Coronavirus in Ohio Thursday update: More than 700 deaths reported after ODH adjusts totals

Ohio Headlines

COLUMBUS (WCMH) — Gov. Mike DeWine provided updates Thursday on COVID-19 and vaccination efforts in Ohio.

As of Feb. 11, a total of 931,437 (+2,806) cases have been reported in Ohio since the pandemic began, leading to 12,577 (+721) deaths and 48,269 (+189) hospitalizations. A total of 1,161,056 Ohioans — 9.93% of the state’s population — have started the vaccination process. 

Governor Mike DeWine made several key announcements for Ohioans Thursday, touching base on the statewide curfew to more folks eligible for the vaccine.

“So, the curfew actually expired officially at noon today so there’s no curfew,” said DeWine, talking about the end of the statewide curfew.

DeWine said he wanted to see if the confirmed hospitalizations related to COVID-19 dropped below 2,500 for seven straight days. Here are the counts for the past seven days:

  • Feb. 5: 2,172
  • Feb. 6: 2,026
  • Feb. 7: 1,969
  • Feb. 8: 2,011
  • Feb. 9: 1,980
  • Feb. 10: 1,924
  • Feb. 11: 1,862

But it’s something that could come back, depending on what happens in the future with the coronavirus.

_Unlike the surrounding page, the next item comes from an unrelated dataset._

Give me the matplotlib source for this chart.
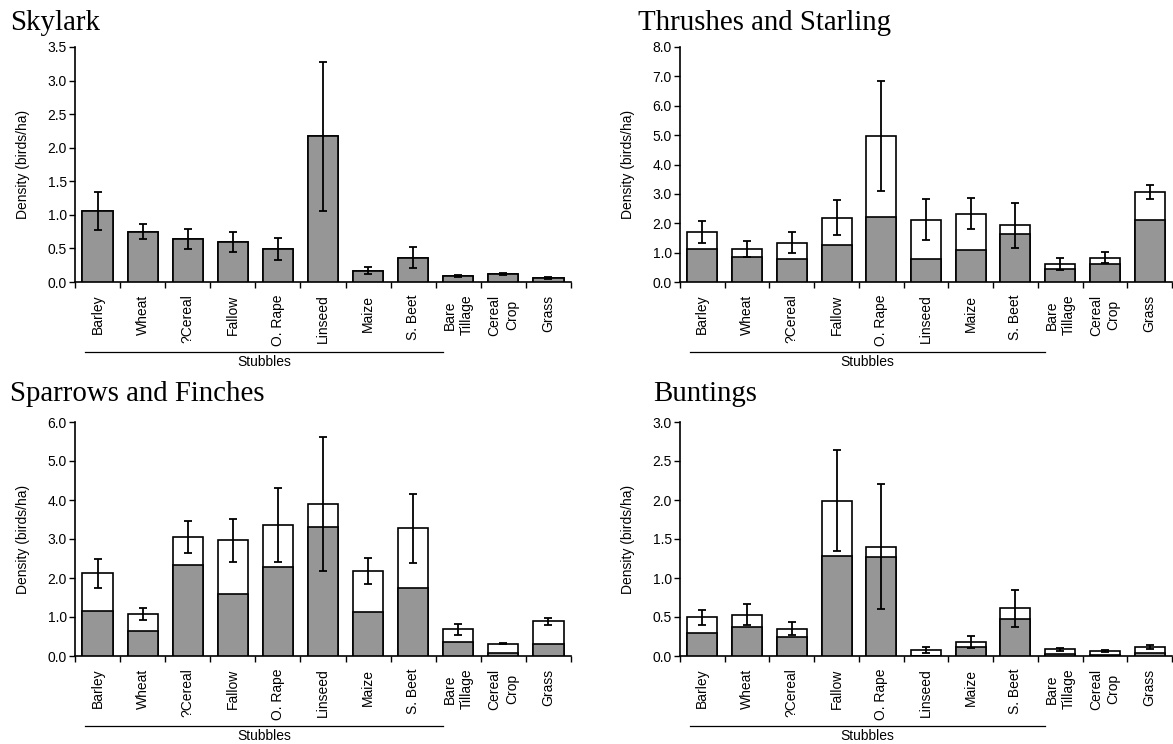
import matplotlib.pyplot as plt
import matplotlib.transforms as mtransforms
import numpy as np

cats = ['Barley', 'Wheat', '?Cereal', 'Fallow', 'O. Rape', 'Linseed', 'Maize',
        'S. Beet', 'Bare\nTillage', 'Cereal\nCrop', 'Grass']

# Skylark (single series)
sky_total = [1.06, 0.75, 0.635, 0.59, 0.49, 2.17, 0.17, 0.36, 0.09, 0.12, 0.06]
sky_grey = [1.06, 0.75, 0.635, 0.59, 0.49, 2.17, 0.17, 0.36, 0.09, 0.12, 0.06]
sky_err = [0.28, 0.115, 0.15, 0.15, 0.16, 1.11, 0.05, 0.155, 0.015, 0.015, 0.01]

# Thrushes and Starling
thr_total = [1.71, 1.13, 1.34, 2.19, 4.97, 2.12, 2.33, 1.93, 0.62, 0.83, 3.06]
thr_grey = [1.12, 0.86, 0.77, 1.26, 2.20, 0.78, 1.09, 1.62, 0.45, 0.60, 2.11]
thr_err = [0.375, 0.265, 0.36, 0.585, 1.87, 0.705, 0.535, 0.775, 0.2, 0.175, 0.235]

# Sparrows and Finches
spa_total = [2.12, 1.08, 3.05, 2.97, 3.36, 3.89, 2.18, 3.27, 0.68, 0.32, 0.89]
spa_grey = [1.15, 0.64, 2.34, 1.58, 2.27, 3.30, 1.12, 1.74, 0.37, 0.085, 0.30]
spa_err = [0.375, 0.155, 0.415, 0.555, 0.96, 1.715, 0.34, 0.88, 0.13, 0.02, 0.09]

# Buntings
bun_total = [0.495, 0.53, 0.35, 1.99, 1.40, 0.077, 0.18, 0.61, 0.085, 0.064, 0.11]
bun_grey = [0.29, 0.37, 0.25, 1.285, 1.27, 0.0, 0.12, 0.47, 0.03, 0.013, 0.034]
bun_err = [0.095, 0.135, 0.08, 0.65, 0.8, 0.04, 0.075, 0.235, 0.02, 0.01, 0.026]

panels = [
    ('Skylark', sky_total, sky_grey, sky_err, 3.5, 0.5),
    ('Thrushes and Starling', thr_total, thr_grey, thr_err, 8.0, 1.0),
    ('Sparrows and Finches', spa_total, spa_grey, spa_err, 6.0, 1.0),
    ('Buntings', bun_total, bun_grey, bun_err, 3.0, 0.5),
]

axpos = [
    [75/1173, 1-282/744, 496/1173, 235/744],
    [680/1173, 1-282/744, 492/1173, 235/744],
    [75/1173, 1-656/744, 496/1173, 234/744],
    [680/1173, 1-656/744, 492/1173, 234/744],
]
titlepos = [(10/1173, 1-30/744), (638/1173, 1-30/744),
            (10/1173, 1-401/744), (653/1173, 1-401/744)]

sans = ['Liberation Sans', 'DejaVu Sans']
serif = ['Liberation Serif', 'DejaVu Serif']
fs = 10

fig = plt.figure(figsize=(11.73, 7.44), dpi=100)
x = np.arange(len(cats))

for i, (name, tot, grey, err, ymax, step) in enumerate(panels):
    ax = fig.add_axes(axpos[i])
    ax.bar(x, tot, width=0.67, color='white', edgecolor='black', linewidth=1.2, zorder=2)
    ax.bar(x, grey, width=0.67, color='#969696', edgecolor='black', linewidth=1.2, zorder=3)
    ax.errorbar(x, tot, yerr=err, fmt='none', ecolor='black', elinewidth=1.3,
                capsize=3, capthick=1.3, zorder=4)
    ax.set_xlim(-0.5, len(cats) - 0.5)
    ax.set_ylim(0, ymax)
    yt = np.arange(0, ymax + step/2, step)
    ax.set_yticks(yt)
    ax.set_yticklabels(['%.1f' % v for v in yt], family=sans, fontsize=fs)
    ax.set_xticks(x)
    ax.set_xticklabels(cats, rotation=90, family=sans, fontsize=fs,
                       multialignment='center', linespacing=1.3)
    ax.set_xticks(np.arange(-0.5, len(cats)), minor=True)
    ax.tick_params(axis='x', which='major', length=0, pad=9)
    ax.tick_params(axis='x', which='minor', length=4, width=1, direction='out')
    ax.tick_params(axis='y', length=4, width=1, direction='out', pad=2)
    for s in ['top', 'right']:
        ax.spines[s].set_visible(False)
    for s in ['left', 'bottom']:
        ax.spines[s].set_linewidth(1.2)
    ax.set_ylabel('Density (birds/ha)', family=sans, fontsize=fs)
    ax.yaxis.set_label_coords(-0.091, 0.5)

    trans = mtransforms.blended_transform_factory(ax.transData, ax.transAxes)
    ax.plot([-0.28, 7.66], [-0.298, -0.298], color='black', lw=0.9,
            transform=trans, clip_on=False)
    ax.text(3.69, -0.31, 'Stubbles', transform=trans, ha='center', va='top',
            family=sans, fontsize=fs)

    fig.text(titlepos[i][0], titlepos[i][1], name, family=serif, fontsize=20.8,
             ha='left', va='baseline')

fig.savefig('out.png', dpi=100)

“Understanding that it’s a lagging indicator,” DeWine said, pointing at COVID hospitalizations. “And the trend line is what you look at. Where’s the movement? movement’s down now, it’s great what’s going to happen in the future we don’t think we know”

“We had a big surge in deaths they all did not get reconciled the way it should have happened,” DeWine said, addressing the 4 thousand unreported coronavirus deaths.

The state says an error was made and over the next few days, those unreported deaths will be tacked on until we’re back on track. For example, Thursday’s numbers for total deaths were 721.
DeWine says 650 of those are from reconciliation, so 71 would have been the normal cases that would have come in.

There’s another group of people who will be added to the vaccination list next week, this one isn’t dependent on age.

Those who have conditions from childhood that would make them high risk for COVID are conditions like severe asthma or heart defects, down syndrome, and cystic fibrosis to name a few.

“We did not want to create barriers. When we talked how we were going to do this, do we require a doctor’s certificate, do we make them go in? And we just looked at this and said, look all you’re going to be doing is disadvantaging a poorer person or someone who can’t go through these barriers,” talking about how they chose this group.

All Ohioans 65 and up are eligible to get the vaccine.

The public health advisory map remained unchanged for the third straight week. Franklin and its surrounding counties are at level 3, or red. As long as the counties remain defined as high incidence by the CDC, they cannot drop to a lower level.

The state is in the process of vaccinating the school workforce, residents 65 and older, and those with certain medical disorders. DeWine said the state is going to leave vaccinations open for those groups for several weeks because of the limited supply. He said that as vaccine supply increases, it will be made available at more locations, including hospitals, pharmacies and eventually mass-vaccination sites.